Not fighting words exactly, but Castro’s and Gorbachev’s speeches laid down a clear challenge—here, in the world’s only hyperpower. They dared to name some uncomfortable truths about the world we live in; a world that American interests continue to direct—now almost wholly unchallenged. And yet in this silly season where balmy weather collides with politicians gorged on campaign contributions and corporate-sponsored soirees, each more lavish than the last, where the "democratic" process is so greased by money that it’s as if candidates’ feet are perpetually sloshing in huge vats of golden Crisco, and when soundbites masquerade as policy, will any candidate running, apart from Green Party presidential nominee Ralph Nader, do what Castro and Gorbachev did? Take an honest, clear-eyed look at the world and at the U.S. and name names?

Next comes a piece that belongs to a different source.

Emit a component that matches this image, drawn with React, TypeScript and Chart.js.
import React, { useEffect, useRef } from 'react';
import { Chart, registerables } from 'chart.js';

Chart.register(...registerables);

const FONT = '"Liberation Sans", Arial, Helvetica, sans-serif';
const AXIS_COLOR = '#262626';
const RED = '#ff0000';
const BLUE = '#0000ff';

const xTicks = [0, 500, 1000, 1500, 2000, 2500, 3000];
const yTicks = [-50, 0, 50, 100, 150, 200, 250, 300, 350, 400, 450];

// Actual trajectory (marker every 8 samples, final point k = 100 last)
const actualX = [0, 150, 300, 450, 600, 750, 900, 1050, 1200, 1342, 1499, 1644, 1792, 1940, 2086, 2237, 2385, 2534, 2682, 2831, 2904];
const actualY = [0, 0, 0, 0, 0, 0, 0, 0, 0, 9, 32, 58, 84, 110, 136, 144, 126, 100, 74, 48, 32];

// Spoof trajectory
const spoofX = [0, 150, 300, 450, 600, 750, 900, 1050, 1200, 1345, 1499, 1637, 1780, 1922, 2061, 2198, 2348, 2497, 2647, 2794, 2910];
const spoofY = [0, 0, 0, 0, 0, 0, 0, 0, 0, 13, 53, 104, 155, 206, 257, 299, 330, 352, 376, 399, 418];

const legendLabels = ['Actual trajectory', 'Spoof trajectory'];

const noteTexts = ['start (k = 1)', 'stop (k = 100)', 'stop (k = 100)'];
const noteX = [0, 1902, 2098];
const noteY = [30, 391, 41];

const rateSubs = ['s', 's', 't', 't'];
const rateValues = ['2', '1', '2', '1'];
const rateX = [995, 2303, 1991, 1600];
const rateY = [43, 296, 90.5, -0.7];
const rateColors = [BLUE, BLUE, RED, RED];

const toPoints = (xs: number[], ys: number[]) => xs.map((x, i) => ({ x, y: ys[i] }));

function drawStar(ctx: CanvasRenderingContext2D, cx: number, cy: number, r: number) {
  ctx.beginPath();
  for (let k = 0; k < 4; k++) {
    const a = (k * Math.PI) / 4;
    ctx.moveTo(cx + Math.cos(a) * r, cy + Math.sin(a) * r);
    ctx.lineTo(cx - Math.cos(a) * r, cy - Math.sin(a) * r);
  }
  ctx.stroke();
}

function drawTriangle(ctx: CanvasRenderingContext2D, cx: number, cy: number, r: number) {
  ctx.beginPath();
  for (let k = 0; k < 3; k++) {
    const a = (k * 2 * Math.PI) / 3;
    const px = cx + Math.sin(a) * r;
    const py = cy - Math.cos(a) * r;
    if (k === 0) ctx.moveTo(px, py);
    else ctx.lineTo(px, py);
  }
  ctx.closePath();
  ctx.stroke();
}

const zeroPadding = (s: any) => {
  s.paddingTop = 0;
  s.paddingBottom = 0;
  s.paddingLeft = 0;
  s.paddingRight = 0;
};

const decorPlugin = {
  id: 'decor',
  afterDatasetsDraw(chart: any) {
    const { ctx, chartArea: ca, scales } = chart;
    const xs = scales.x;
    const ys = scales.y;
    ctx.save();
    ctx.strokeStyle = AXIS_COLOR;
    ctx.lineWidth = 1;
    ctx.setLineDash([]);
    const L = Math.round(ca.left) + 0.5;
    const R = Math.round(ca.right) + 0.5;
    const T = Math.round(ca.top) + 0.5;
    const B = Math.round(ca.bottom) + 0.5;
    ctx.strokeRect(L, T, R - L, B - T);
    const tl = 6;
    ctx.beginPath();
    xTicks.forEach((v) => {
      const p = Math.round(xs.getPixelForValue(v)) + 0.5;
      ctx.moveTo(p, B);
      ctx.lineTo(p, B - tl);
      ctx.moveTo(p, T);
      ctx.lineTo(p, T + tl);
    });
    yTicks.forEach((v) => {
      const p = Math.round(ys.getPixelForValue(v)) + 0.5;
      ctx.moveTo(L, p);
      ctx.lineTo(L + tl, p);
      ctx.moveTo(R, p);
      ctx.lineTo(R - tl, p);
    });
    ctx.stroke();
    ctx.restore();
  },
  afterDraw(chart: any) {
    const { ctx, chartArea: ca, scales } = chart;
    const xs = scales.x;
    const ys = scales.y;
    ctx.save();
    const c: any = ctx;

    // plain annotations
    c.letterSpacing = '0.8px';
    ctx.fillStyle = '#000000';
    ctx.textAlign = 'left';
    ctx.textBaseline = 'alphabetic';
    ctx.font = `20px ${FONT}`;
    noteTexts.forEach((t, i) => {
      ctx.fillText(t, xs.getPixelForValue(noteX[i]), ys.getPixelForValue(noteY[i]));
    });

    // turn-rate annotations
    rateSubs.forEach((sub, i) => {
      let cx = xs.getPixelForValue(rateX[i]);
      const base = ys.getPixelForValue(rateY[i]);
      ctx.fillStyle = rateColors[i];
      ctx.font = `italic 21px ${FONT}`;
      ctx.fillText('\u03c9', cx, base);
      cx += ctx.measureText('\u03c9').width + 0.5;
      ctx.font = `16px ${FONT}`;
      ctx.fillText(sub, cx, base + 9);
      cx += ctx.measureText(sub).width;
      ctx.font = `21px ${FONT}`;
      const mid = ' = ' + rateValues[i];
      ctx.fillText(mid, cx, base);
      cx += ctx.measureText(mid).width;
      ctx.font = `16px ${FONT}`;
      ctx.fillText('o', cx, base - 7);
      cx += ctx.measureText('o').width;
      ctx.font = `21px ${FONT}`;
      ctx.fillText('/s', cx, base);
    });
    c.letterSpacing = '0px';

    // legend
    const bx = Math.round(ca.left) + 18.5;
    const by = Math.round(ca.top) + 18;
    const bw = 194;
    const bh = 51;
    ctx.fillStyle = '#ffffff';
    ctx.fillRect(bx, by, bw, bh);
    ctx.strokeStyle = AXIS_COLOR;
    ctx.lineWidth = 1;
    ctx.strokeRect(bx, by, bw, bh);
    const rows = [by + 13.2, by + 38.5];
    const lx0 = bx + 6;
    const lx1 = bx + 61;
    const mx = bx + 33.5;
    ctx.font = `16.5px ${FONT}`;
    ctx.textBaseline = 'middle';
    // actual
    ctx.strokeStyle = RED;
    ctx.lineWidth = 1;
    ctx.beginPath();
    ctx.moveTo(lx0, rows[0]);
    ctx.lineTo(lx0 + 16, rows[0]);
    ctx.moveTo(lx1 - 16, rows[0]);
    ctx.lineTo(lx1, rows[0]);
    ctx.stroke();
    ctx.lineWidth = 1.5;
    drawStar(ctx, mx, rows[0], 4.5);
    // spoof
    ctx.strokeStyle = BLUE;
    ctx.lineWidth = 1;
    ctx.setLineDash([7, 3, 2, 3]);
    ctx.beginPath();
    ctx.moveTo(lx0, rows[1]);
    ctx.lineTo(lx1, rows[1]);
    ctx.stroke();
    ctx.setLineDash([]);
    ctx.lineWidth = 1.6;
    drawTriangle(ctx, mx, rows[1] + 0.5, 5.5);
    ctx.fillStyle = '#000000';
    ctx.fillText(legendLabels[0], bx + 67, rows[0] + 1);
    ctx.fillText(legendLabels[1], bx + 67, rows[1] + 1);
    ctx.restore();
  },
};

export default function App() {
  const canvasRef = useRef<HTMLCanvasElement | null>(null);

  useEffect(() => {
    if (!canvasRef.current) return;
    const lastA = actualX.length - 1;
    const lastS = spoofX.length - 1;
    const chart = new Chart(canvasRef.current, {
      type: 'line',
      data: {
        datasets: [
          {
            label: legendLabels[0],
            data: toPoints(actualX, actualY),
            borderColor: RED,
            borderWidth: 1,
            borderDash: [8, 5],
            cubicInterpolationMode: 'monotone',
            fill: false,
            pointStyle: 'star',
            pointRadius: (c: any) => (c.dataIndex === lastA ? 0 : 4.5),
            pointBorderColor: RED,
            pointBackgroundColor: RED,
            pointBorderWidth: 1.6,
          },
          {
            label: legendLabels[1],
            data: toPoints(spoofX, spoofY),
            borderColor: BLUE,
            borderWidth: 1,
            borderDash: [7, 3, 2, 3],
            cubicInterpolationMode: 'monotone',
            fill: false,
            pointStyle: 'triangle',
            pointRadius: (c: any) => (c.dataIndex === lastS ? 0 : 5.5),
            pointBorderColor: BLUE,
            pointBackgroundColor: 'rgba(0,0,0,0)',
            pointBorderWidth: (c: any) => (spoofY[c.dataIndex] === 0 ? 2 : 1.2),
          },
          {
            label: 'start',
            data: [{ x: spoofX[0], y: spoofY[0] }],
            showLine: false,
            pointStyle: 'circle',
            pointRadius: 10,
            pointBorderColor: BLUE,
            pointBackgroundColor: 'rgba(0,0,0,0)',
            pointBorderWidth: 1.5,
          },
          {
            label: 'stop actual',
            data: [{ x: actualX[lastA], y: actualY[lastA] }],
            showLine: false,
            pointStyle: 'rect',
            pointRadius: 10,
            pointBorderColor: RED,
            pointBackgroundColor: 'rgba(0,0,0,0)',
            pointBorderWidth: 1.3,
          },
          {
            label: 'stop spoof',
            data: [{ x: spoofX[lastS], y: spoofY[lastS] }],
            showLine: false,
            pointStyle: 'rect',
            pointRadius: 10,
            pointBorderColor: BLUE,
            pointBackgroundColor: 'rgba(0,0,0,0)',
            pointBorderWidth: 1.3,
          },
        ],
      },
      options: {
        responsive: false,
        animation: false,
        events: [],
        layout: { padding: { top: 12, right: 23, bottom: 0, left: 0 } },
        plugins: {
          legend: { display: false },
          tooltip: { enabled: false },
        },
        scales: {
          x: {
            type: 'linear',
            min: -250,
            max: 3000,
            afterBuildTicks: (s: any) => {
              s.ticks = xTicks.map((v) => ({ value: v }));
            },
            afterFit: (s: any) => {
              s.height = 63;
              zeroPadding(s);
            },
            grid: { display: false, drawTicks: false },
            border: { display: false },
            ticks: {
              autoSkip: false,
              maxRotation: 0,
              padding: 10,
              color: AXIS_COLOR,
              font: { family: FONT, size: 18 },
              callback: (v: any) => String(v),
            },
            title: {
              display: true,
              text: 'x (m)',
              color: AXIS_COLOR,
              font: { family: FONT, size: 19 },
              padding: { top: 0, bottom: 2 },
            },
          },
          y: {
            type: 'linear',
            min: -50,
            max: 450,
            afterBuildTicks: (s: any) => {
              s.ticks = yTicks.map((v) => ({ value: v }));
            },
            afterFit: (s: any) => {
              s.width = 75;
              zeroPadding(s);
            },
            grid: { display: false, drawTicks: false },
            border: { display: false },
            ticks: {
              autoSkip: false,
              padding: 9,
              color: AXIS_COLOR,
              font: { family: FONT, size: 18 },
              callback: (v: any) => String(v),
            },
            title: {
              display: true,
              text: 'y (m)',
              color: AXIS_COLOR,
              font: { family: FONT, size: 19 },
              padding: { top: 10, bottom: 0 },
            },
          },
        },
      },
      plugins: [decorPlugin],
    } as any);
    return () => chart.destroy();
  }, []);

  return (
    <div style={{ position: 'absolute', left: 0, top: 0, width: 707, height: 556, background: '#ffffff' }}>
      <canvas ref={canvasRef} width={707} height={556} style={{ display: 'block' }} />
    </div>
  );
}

Name poverty—egregious as it stands and getting worse? Name the millions of American children—one in every five—who live in poverty, in this the world’s richest country? Name the realities—stagnating wages, union busting and a frightening race to the bottom in terms of pay, rights and environmental standards—that underlie the numbing mantra of "free trade"? Name the ecological crisis, so vast that it almost defies description in terms more potent and real than Al Gore’s rhetorical calls for "clean air and clean water?" Nader does name these names and is very good at it. But he’s too good: too cerebral and earnest, too well-informed, too little of a sloganeering optimist, too much of a Don Quixote, tilting at windmills already plastered with corporate logos, to capture the soul of America, whittled down as it has been by a nihilistic popular culture, the cult of celebrity and the knockout punch power of money to seduce, silence and alienate.

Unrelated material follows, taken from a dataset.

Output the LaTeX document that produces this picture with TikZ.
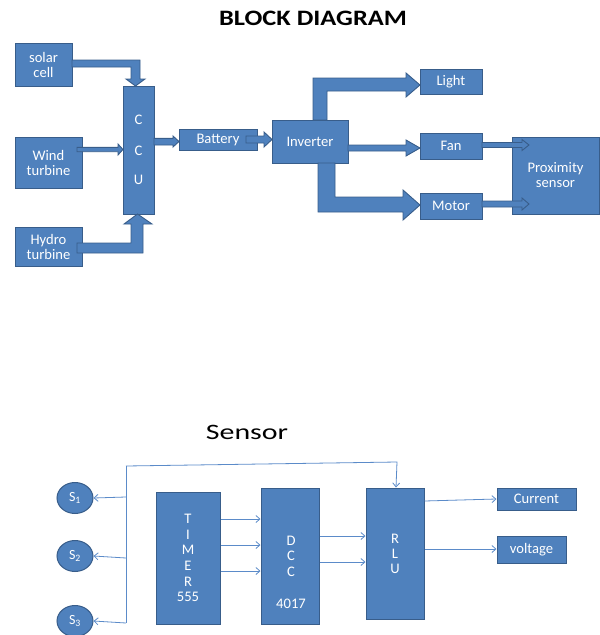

We are living in a land and a time where the seriousness of Castro, Gorbachev and even Nader seems a thing of the past, a quaint curio of the time when cars and Communists were scary, when recessions happened, when energy conservation was a serious public issue, when ending poverty and inequality were core American values (or so it seemed at the time), and when people—especially young people—thought that their vote mattered. We are in an era where SUVs and "Survivor" form the contours of our lives. An era where in the rest of the world’s eyes, the U.S. is—as a sardonic (and astute) French philosopher recently observed—a nation wholly omnipotent and almost wholly ignorant.

In such a place, perhaps George W. Bush—the most insipidly venal major party candidate in a (my) lifetime—will be elected. He and running mate Dick Cheney have been so short on policy specifics and so long on defense of privilege (their own) that it is positively breathtaking. Can they, whom Jay Leno describes as "Wizard of Oz" candidates (one without a brain, the other without a heart) really hoodwink, baffle or bore enough of the American people to win?

Or will Al Gore, resurgent after his Democratic Convention kiss, the new populist rhetoric, and his choice of sunny Joe Lieberman (who’s hard not to like, even if you don’t like many of his centrist, business-friendly "New Democrat" positions, not to mention his oh-so-moneyed corporate contributors) capture enough of the swing voters to triumph? How much "soft money" will be raised? How many more large contributors—corporate and individual—will get the policy and budget goodies they desire?

And will Nader, who would probably make as good a president as he has a policy advocate, get the five percent of the vote the Greens need to become a national (and funded) party in the next election?

And how much, if any, truth about the state of the world and the state of the American prospect—bloated, dulled and consuming itself and the planet into oblivion—will be spoken, be examined, be named, be put truthfully before the voters, be taken seriously by the media? I’m not holding my breath, but I will be on the lookout for sobriety, not of the faux George W. kind, but of the straight-talking, straight-thinking kind that is all too rare. Nader, I’m listening. Gore, I’m vetting. Bush, I’m disdaining in every way I can think of. And as for Gorbachev, well, I’m lauding—and thinking of making a "Gorbachev for President" sign for the front garden. Perhaps that would stir up some sober discussion before this silly, silly season mercifully ends.